Si ya es extraño e históricamente improbable que un ser humano deba atravesar la experiencia de una pandemia, para los vecinos de esta remota capital de provincias lo es aún más atravesar el periodo entre el seis y el quince de julio sin sus fiestas patronales, una jarana convertida por mor del turismo y las comunicaciones globales en un referente del calendario mundial del ocio. Y sin embargo, así ha ocurrido este año. Lo más intrigante es la docilidad y sosiego con que el vecindario ha aceptado la circunstancia. Diríase que la ciudad está más vacía que cualquier otro día del año y sus habitantes no se refieren a las fiestas perdidas en sus conversaciones e intercambios de negocios, como si la gris ausencia de jolgorio respondiera al deseo más íntimo del personal, lo que induce a pensar sobre el carácter constrictivo de la fiesta misma. Desde luego, entre los más viejos del lugar se detecta una secreta satisfacción.
La municipalidad se ha mostrado parca en gestos de condolencia porque en el fondo se ha librado de un engorro que cada año tensa los servicios públicos, que han de velar más por los riesgos que crea la situación que por las satisfacciones que aporta. En el balcón consistorial se ha colgado un mensaje en cuatro idiomas que quiere ser consolador –Los viviremos– y que evoca las rutinarias fórmulas de pésame con que los deudos recuerdan que se encontrarán con el difunto en la vida eterna. Hace ya décadas que los sanfermines dejaron de ser una fiesta popular, en el sentido clásico del término, para convertirse en un tinglado teatral proyectado por la televisión a todo el orbe. En cada edición anual, la fiesta se ve obligada a adaptarse a los cambios políticos, tecnológicos y sociales impuestos por el entorno, incluida en los últimos tiempos la discusión sobre la pervivencia del espectáculo taurino, que constituye su médula espinal, y ahora la pandemia, así que podría decirse que la ciudad se ha confinado para eludir su propia fiesta.
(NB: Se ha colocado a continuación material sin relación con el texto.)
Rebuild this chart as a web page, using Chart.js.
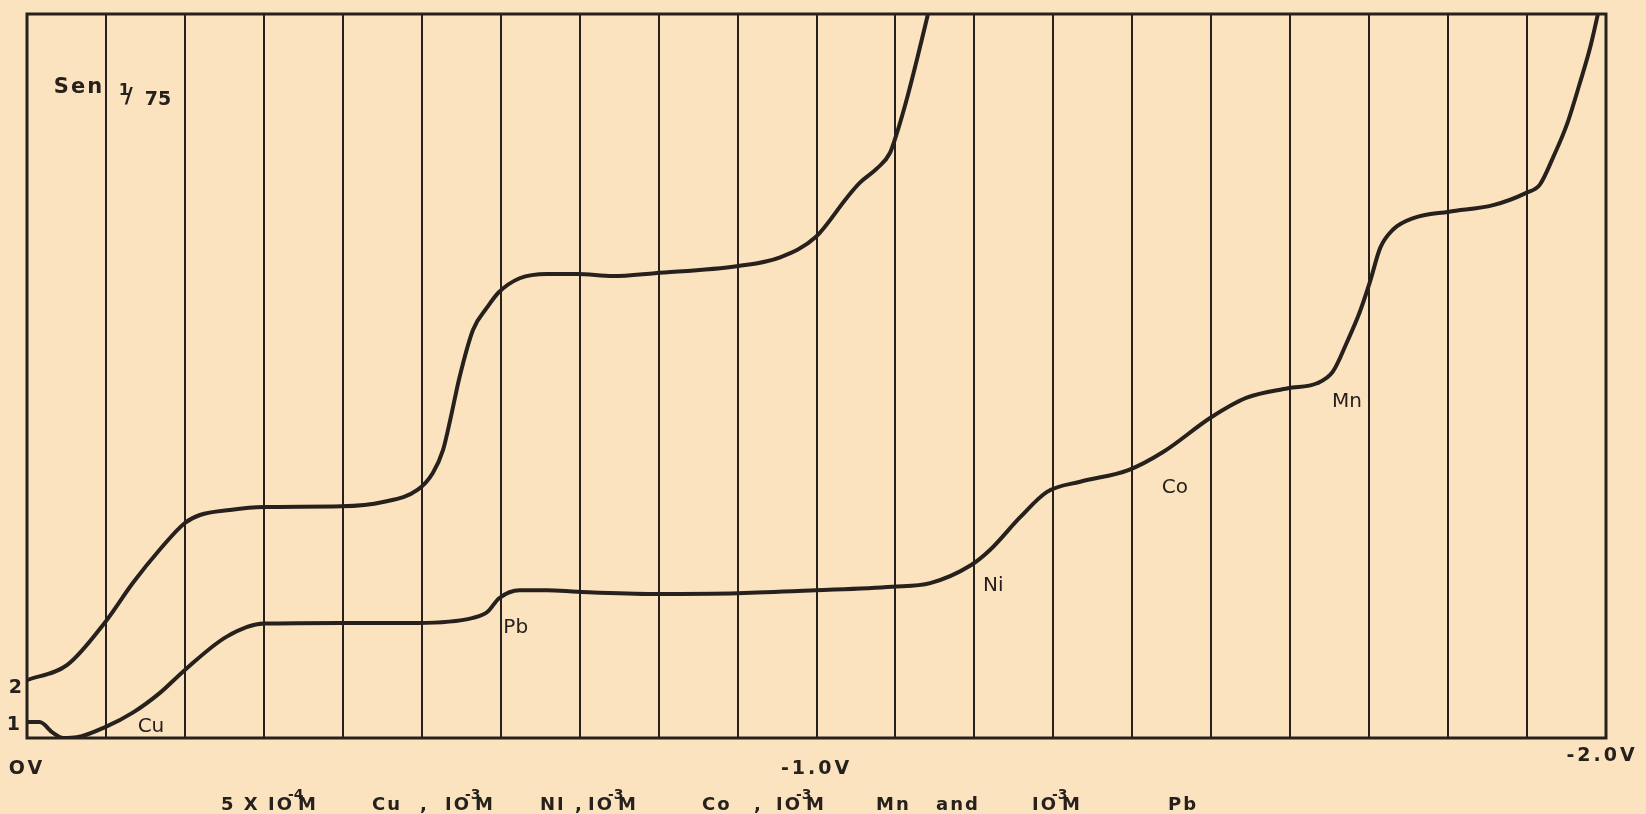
<!DOCTYPE html>
<html>
<head>
<meta charset="utf-8">
<title>Polarogram</title>
<script src="https://cdn.jsdelivr.net/npm/chart.js@4.4.0/dist/chart.umd.min.js"></script>
<style>
  html, body { margin: 0; padding: 0; overflow: hidden; background: #fce3bf; }
  #wrap { width: 1646px; height: 814px; position: relative; }
</style>
</head>
<body>
<div id="wrap"><canvas id="polarogram"></canvas></div>
<script>
// Curve 1 (lower) - potential in V, current in chart units (0-100)
const potentialLower = [0, -0.016, -0.033, -0.046, -0.063, -0.099, -0.134, -0.168, -0.200, -0.253,
  -0.300, -0.398, -0.495, -0.565, -0.583, -0.598, -0.624, -0.659, -0.697, -0.795,
  -0.901, -0.999, -1.096, -1.144, -1.196, -1.220, -1.258, -1.292, -1.334, -1.395,
  -1.439, -1.500, -1.545, -1.597, -1.634, -1.654, -1.672, -1.688, -1.701, -1.714,
  -1.730, -1.756, -1.801, -1.857, -1.899, -1.916, -1.933, -1.951, -1.967, -1.980, -1.990];
const currentLower = [2.2, 2.2, 0.7, 0.0, 0.1, 1.5, 3.5, 6.2, 9.4, 14.0,
  15.8, 15.9, 15.9, 16.6, 17.4, 19.3, 20.4, 20.4, 20.2, 19.9,
  20.0, 20.4, 20.9, 21.4, 23.9, 26.0, 30.5, 34.0, 35.4, 37.0,
  39.5, 44.3, 47.0, 48.3, 49.0, 50.6, 54.7, 58.8, 63.0, 67.7,
  70.2, 71.8, 72.7, 73.6, 75.3, 76.4, 80.2, 84.9, 90.5, 95.4, 100.1];

// Curve 2 (upper)
const potentialUpper = [0, -0.051, -0.099, -0.134, -0.168, -0.200, -0.219, -0.257, -0.300, -0.398,
  -0.451, -0.495, -0.514, -0.527, -0.536, -0.548, -0.565, -0.583, -0.597, -0.624,
  -0.659, -0.697, -0.742, -0.795, -0.901, -0.954, -0.999, -1.039, -1.055, -1.077,
  -1.093, -1.102, -1.115, -1.127, -1.141];
const currentUpper = [8.0, 10.1, 16.0, 21.4, 26.0, 29.7, 30.8, 31.5, 31.9, 32.0,
  32.6, 34.3, 36.6, 39.8, 43.9, 49.9, 56.4, 59.5, 61.5, 63.5,
  64.1, 64.1, 63.8, 64.2, 65.2, 66.4, 69.2, 74.7, 76.7, 78.7,
  80.8, 83.6, 88.5, 93.6, 99.9];

// labelled axis potentials (the -2.0 V one is lettered a little higher on the chart)
const labelledTicks = [0, -1.0];
const endPotential = -2.0;

// wave labels, placed in data coordinates
const waveNames = ["Cu", "Pb", "Ni", "Co", "Mn"];
const wavePotentials = [-0.157, -0.619, -1.224, -1.454, -1.672];
const waveCurrents = [1.5, 15.2, 21.0, 34.5, 46.4];

const INK = "#26211c";
const PAPER = "#fce3bf";

function toPoints(xs, ys) {
  return xs.map((x, i) => ({ x: x, y: ys[i] }));
}

const paperPlugin = {
  id: "paper",
  beforeDraw(chart) {
    const c = chart.ctx;
    c.save();
    c.fillStyle = PAPER;
    c.fillRect(0, 0, chart.width, chart.height);
    c.restore();
    // hand lettering is widely spaced
    c.letterSpacing = "3px";
  }
};

const notesPlugin = {
  id: "notes",
  afterDraw(chart) {
    const c = chart.ctx;
    const xs = chart.scales.x, ys = chart.scales.y;
    const a = chart.chartArea;
    c.save();
    c.fillStyle = INK;
    c.strokeStyle = INK;

    // frame
    c.lineWidth = 3;
    c.strokeRect(a.left, a.top, a.right - a.left, a.bottom - a.top);

    // end of the potential axis
    c.letterSpacing = "3px";
    c.font = "bold 19px 'DejaVu Sans'";
    c.textAlign = "center";
    c.textBaseline = "top";
    c.fillText(endPotential.toFixed(1) + "V", xs.getPixelForValue(endPotential) - 4, a.bottom + 9);

    // curve numbers at the left edge
    c.letterSpacing = "0px";
    c.textAlign = "right";
    c.textBaseline = "middle";
    c.fillText("2", a.left - 5, ys.getPixelForValue(currentUpper[0]) + 8);
    c.fillText("1", a.left - 7, ys.getPixelForValue(currentLower[0]) + 3);

    // wave labels
    c.font = "20px 'DejaVu Sans'";
    c.textAlign = "center";
    waveNames.forEach((name, i) => {
      c.fillText(name, xs.getPixelForValue(wavePotentials[i]), ys.getPixelForValue(waveCurrents[i]));
    });

    // sensitivity note
    const sx = xs.getPixelForValue(-0.034), sy = ys.getPixelForValue(89.1);
    c.textAlign = "left";
    c.textBaseline = "alphabetic";
    c.letterSpacing = "2px";
    c.font = "bold 21px 'DejaVu Sans'";
    c.fillText("Sen", sx, sy);
    c.letterSpacing = "0px";
    c.font = "bold 16px 'DejaVu Sans'";
    c.fillText("1", sx + 65, sy + 2);
    c.font = "bold 22px 'DejaVu Sans'";
    c.fillText("/", sx + 71, sy + 10);
    c.font = "bold 19px 'DejaVu Sans'";
    c.fillText("75", sx + 91, sy + 12);

    // caption
    const base = 810;
    const normal = "bold 18px 'DejaVu Sans'";
    const small = "bold 14px 'DejaVu Sans'";
    function conc(x, exp) {
      c.font = normal;
      c.letterSpacing = "2px";
      c.fillText("IO", x, base);
      const w = c.measureText("IO").width;
      c.font = small;
      c.letterSpacing = "0px";
      c.fillText(exp, x + w - 6, base - 11);
      c.font = normal;
      c.fillText("M", x + w + 4, base);
    }
    function word(x, t) {
      c.font = normal;
      c.letterSpacing = "2px";
      c.fillText(t, x, base);
    }
    word(221, "5 X");
    conc(268, "-4");
    word(372, "Cu");
    word(420, ",");
    conc(445, "-3");
    word(540, "NI");
    word(575, ",");
    conc(588, "-3");
    word(702, "Co");
    word(754, ",");
    conc(776, "-3");
    word(876, "Mn");
    word(936, "and");
    conc(1032, "-3");
    word(1168, "Pb");
    c.restore();
  }
};

new Chart(document.getElementById("polarogram"), {
  type: "line",
  data: {
    datasets: [
      {
        label: "1",
        data: toPoints(potentialLower, currentLower),
        borderColor: INK,
        borderWidth: 4,
        pointRadius: 0,
        cubicInterpolationMode: "monotone",
        fill: false
      },
      {
        label: "2",
        data: toPoints(potentialUpper, currentUpper),
        borderColor: INK,
        borderWidth: 4,
        pointRadius: 0,
        cubicInterpolationMode: "monotone",
        fill: false
      }
    ]
  },
  options: {
    responsive: true,
    maintainAspectRatio: false,
    animation: false,
    layout: { padding: { left: 27, right: 40, top: 14, bottom: 0 } },
    plugins: {
      legend: { display: false },
      tooltip: { enabled: false }
    },
    scales: {
      x: {
        type: "linear",
        min: -2.0,
        max: 0,
        reverse: true,
        border: { display: false },
        grid: { color: INK, lineWidth: 2, drawTicks: false },
        afterFit(scale) {
          scale.height = 76;
          scale.paddingLeft = 0;
          scale.paddingRight = 0;
        },
        ticks: {
          stepSize: 0.1,
          autoSkip: false,
          maxRotation: 0,
          padding: 20,
          color: INK,
          font: { family: "DejaVu Sans", size: 19, weight: "bold" },
          callback(value) {
            const tenth = Math.round(value * 10);
            const hit = labelledTicks.find(t => Math.round(t * 10) === tenth);
            if (hit === undefined) return "";
            return hit === 0 ? "OV" : hit.toFixed(1) + "V";
          }
        }
      },
      y: {
        type: "linear",
        min: 0,
        max: 100,
        display: false
      }
    }
  },
  plugins: [paperPlugin, notesPlugin]
});
</script>
</body>
</html>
En la calle no queda ninguna huella del carácter festivo de estas fechas. Las pocas celebraciones semiprivadas que se programaron en bares y peñas para llenar el vacío fueron restringidas de propia iniciativa de hosteleros y participantes, aunque no con suficiente rigor, a lo que parece. En realidad, el gimoteo por la fiesta perdida ha sido una impostura de los reportajes televisivos, más debida a la rutina mediática que a la realidad social. Algunos jóvenes, muy pocos, visten la indumentaria tradicional en blanco y rojo y parecen vestigios insomnes de la pesadillesca uniformidad de otros años. Estos guardianes residuales de la fiesta recuerdan a los vejetes tocados con la boina roja, antiguos combatientes de guerras y cruzadas carlistas, que en nuestra remota infancia aún veíamos acodados en la barra de los bares de la parte vieja de la ciudad. Los sanfermines volverán, sin duda, porque lo contrario sería una aciaga señal, pero entretanto disfrutemos de estos raros días de asueto.